Deutsche Bank Natl. Trust Co. v Ramirez
2014 NY Slip Op 03228 [117 AD3d 674]
May 7, 2014
Appellate Division, Second Department
Published by New York State Law Reporting Bureau pursuant to Judiciary Law § 431.
As corrected through Wednesday, July 2, 2014


[*1]
 Deutsche Bank National Trust Company, as Trustee for Halo 2006-2, Appellant,
v
Luz Estela Ramirez, Also Known as Luz E. Ramirez, Respondent, et al., Defendants.

Hogan Lovells US LLP, New York, N.Y. (Chava Brandriss, David Dunn, and Robin L. Muir of counsel), for appellant.

Scott A. Rosenberg, Kew Gardens, N.Y. (Linda Holmes, Oda Friedheim, and Kasowitz, Benson, Torres & Friedman, LLP [David J. Abrams and Jennifer McDougall], of counsel), for respondent.

In an action to foreclose a mortgage, the plaintiff appeals from an order of the Supreme Court, Queens County (Taylor, J.), entered August 21, 2012, which granted the motion of the defendant Luz Estela Ramirez, also known as Luz E. Ramirez, to reargue her motion to vacate a judgment of foreclosure and sale, entered upon her default in answering or appearing, which had previously been denied in an order entered January 31, 2012, and, upon reargument, vacated the determination in the order entered January 31, 2012, denying her motion to vacate the judgment of foreclosure and sale, and thereupon granted the motion.

Ordered that the order entered August 21, 2012, is modified, on the law, by deleting the provision thereof, upon reargument, vacating the determination in the order entered January 31, 2012, denying the motion of the defendant Luz Estela Ramirez, also known as Luz E. Ramirez, to vacate the judgment of foreclosure and sale and thereupon granting the motion, and substituting therefor a provision, upon reargument, adhering to the original determination in the order entered January 31, 2012, denying the motion of the defendant Luz Estela Ramirez, also known as Luz E. Ramirez, to vacate the judgment of foreclosure and sale; as so modified, the order entered August 21, 2012, is affirmed, with costs to the appellant.
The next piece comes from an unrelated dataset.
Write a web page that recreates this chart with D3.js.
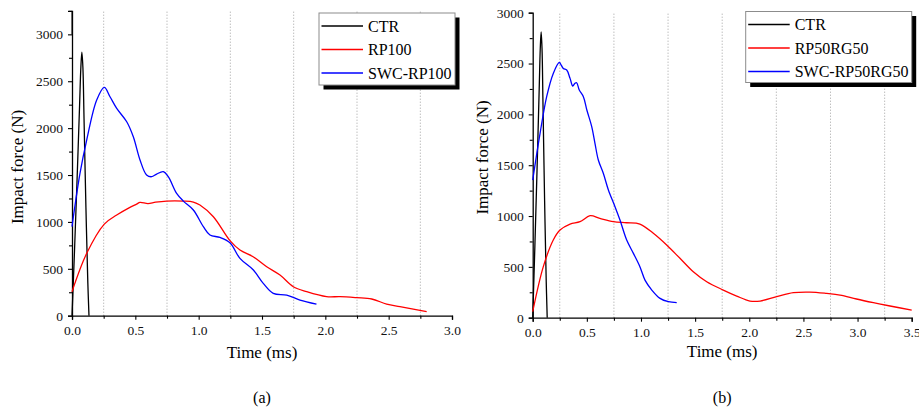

A motion for reargument must be "based upon matters of fact or law allegedly overlooked or misapprehended by the court in determining the prior motion, but shall not include any matters of fact not offered on the prior motion" (CPLR 2221 [d] [2]). Such motions are addressed to the sound discretion of the Supreme Court (see HSBC Bank USA, N.A. v Halls, 98 AD3d 718 [2012]; Matter of American Alternative Ins. Corp. v Pelszynski, 85 AD3d 1157, 1158 [2011]). Here, the Supreme Court providently exercised its discretion in granting that branch of the motion of the defendant Luz Estela Ramirez, also known as Luz E. Ramirez, which was for leave to reargue her motion to vacate a judgment of foreclosure and sale entered against her upon her failure to appear or answer.
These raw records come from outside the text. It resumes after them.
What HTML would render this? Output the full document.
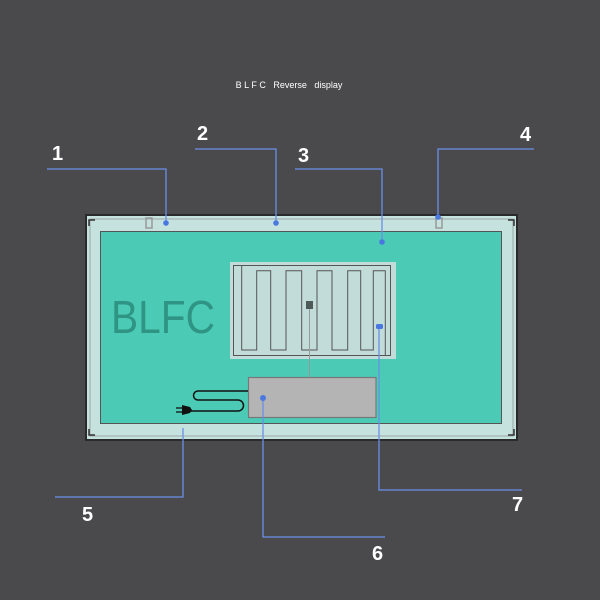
<!DOCTYPE html>
<html><head><meta charset="utf-8"><style>html,body{margin:0;padding:0;background:#4a4a4c}svg{display:block}</style></head><body>
<svg width="600" height="600" viewBox="0 0 600 600" xmlns="http://www.w3.org/2000/svg">
<rect width="600" height="600" fill="#4a4a4c"/>
<text x="289" y="88" fill="#fff" font-family="Liberation Sans, sans-serif" font-size="9" text-anchor="middle" xml:space="preserve">B L F C   Reverse   display</text>
<!-- frame -->
<rect x="85" y="214" width="433" height="227" fill="#2a2a2a"/>
<rect x="87" y="216" width="429" height="223" fill="#c6e2df"/>
<rect x="90" y="219" width="423" height="217" fill="none" stroke="#9aa8a6" stroke-width="1"/>
<g stroke="#333" stroke-width="1.5" fill="none">
<path d="M89,226 V220 H95"/><path d="M508,220 H514 V226"/><path d="M89,429 V435 H95"/><path d="M508,435 H514 V429"/>
</g>
<rect x="100.5" y="231.5" width="401" height="192" fill="#4bcbb6" stroke="#555" stroke-width="1"/>
<rect x="146" y="218" width="6" height="10" fill="none" stroke="#999" stroke-width="1.5"/>
<rect x="436" y="218" width="6" height="10" fill="none" stroke="#999" stroke-width="1.5"/>
<text x="111" y="333" fill="#2f9483" font-family="Liberation Sans, sans-serif" font-size="46" textLength="104" lengthAdjust="spacingAndGlyphs">BLFC</text>
<!-- heater -->
<rect x="230" y="262" width="166" height="97" fill="#c2dcda"/>
<rect x="233.5" y="265.5" width="157" height="90" fill="none" stroke="#555" stroke-width="1"/>
<path d="M241.7,266 V350 H256.7 V270.7 H270.7 V350 H286 V270.7 H301.7 V350 H317 V270.7 H332 V350 H347.7 V270.7 H360.7 V350 H373.3 V270.7 H385.3 V356" fill="none" stroke="#555" stroke-width="1"/>
<rect x="306" y="301" width="7" height="8" fill="#4f5a58"/>
<line x1="309.5" y1="309" x2="309.5" y2="378" stroke="#999" stroke-width="1"/>
<!-- box -->
<rect x="248.5" y="377.5" width="127.5" height="40" fill="#b4b4b4" stroke="#777" stroke-width="1.2"/>
<!-- cord -->
<path d="M248,391 H198 a4,4 0 0 0 0,9 H238 a4,4 0 0 1 0,11 H190" fill="none" stroke="#111" stroke-width="1.5"/>
<path d="M182,405 L190,407 L192,410 L190,413 L182,415 Z" fill="#111"/>
<line x1="176" y1="408" x2="183" y2="408" stroke="#111" stroke-width="1.3"/>
<line x1="176" y1="412" x2="183" y2="412" stroke="#111" stroke-width="1.3"/>
<!-- leaders -->
<g stroke="#6a8fe8" stroke-width="1.3" fill="none">
<path d="M47,169 H166 V223"/>
<path d="M195,149 H276 V223"/>
<path d="M295,169 H382 V242"/>
<path d="M534,149 H438 V217"/>
<path d="M183,428 V497 H55"/>
<path d="M263,398 V537 H385"/>
<path d="M379,327 V490 H522"/>
</g>
<g fill="#4a78e0">
<circle cx="166" cy="223" r="2.8"/><circle cx="276" cy="223" r="2.8"/><circle cx="438" cy="217" r="2.8"/><circle cx="382" cy="242" r="2.8"/><rect x="376" y="324" width="7" height="5" rx="1.5"/><circle cx="263" cy="398" r="3"/>
</g>
<g fill="#fff" font-family="Liberation Sans, sans-serif" font-size="20" font-weight="bold">
<text x="52" y="160">1</text><text x="197" y="140">2</text><text x="298" y="162">3</text><text x="520" y="141">4</text>
<text x="82" y="521">5</text><text x="372" y="560">6</text><text x="512" y="511">7</text>
</g>
</svg>
</body></html>
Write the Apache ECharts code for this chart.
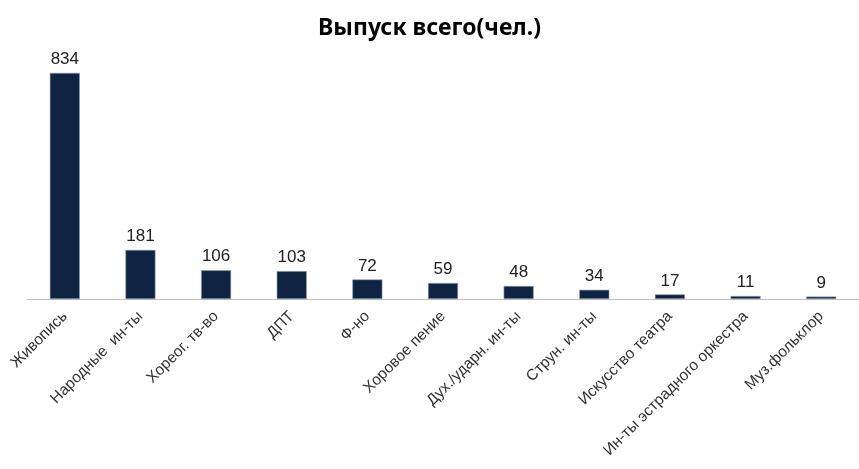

Nevertheless, upon reargument, Ramirez failed to meet her burden on the motion to vacate the judgment of foreclosure and sale. A defendant seeking to vacate a default in answering [*2]or appearing must demonstrate a reasonable excuse for the default and a potentially meritorious defense to the action (see CPLR 5015 [a] [1]; Wells Fargo Bank v Malave, 107 AD3d 880 [2013]; U.S. Bank N.A. v Stewart, 97 AD3d 740 [2012]; Deutsche Bank Natl. Trust Co. v Luden, 91 AD3d 701, 701 [2012]; Pursoo v Ngala-El, 89 AD3d 712 [2011]; Citimortgage, Inc. v Brown, 83 AD3d 644 [2011]). Here, while the Supreme Court providently exercised its discretion in accepting Ramirez's proffered excuse for her default in answering or appearing, Ramirez failed to demonstrate a potentially meritorious defense to the foreclosure action.

Accordingly, the Supreme Court, upon reargument, should have adhered to its original determination denying Ramirez's motion to vacate the judgment of foreclosure and sale. Balkin, J.P., Dickerson, Leventhal and Roman, JJ., concur.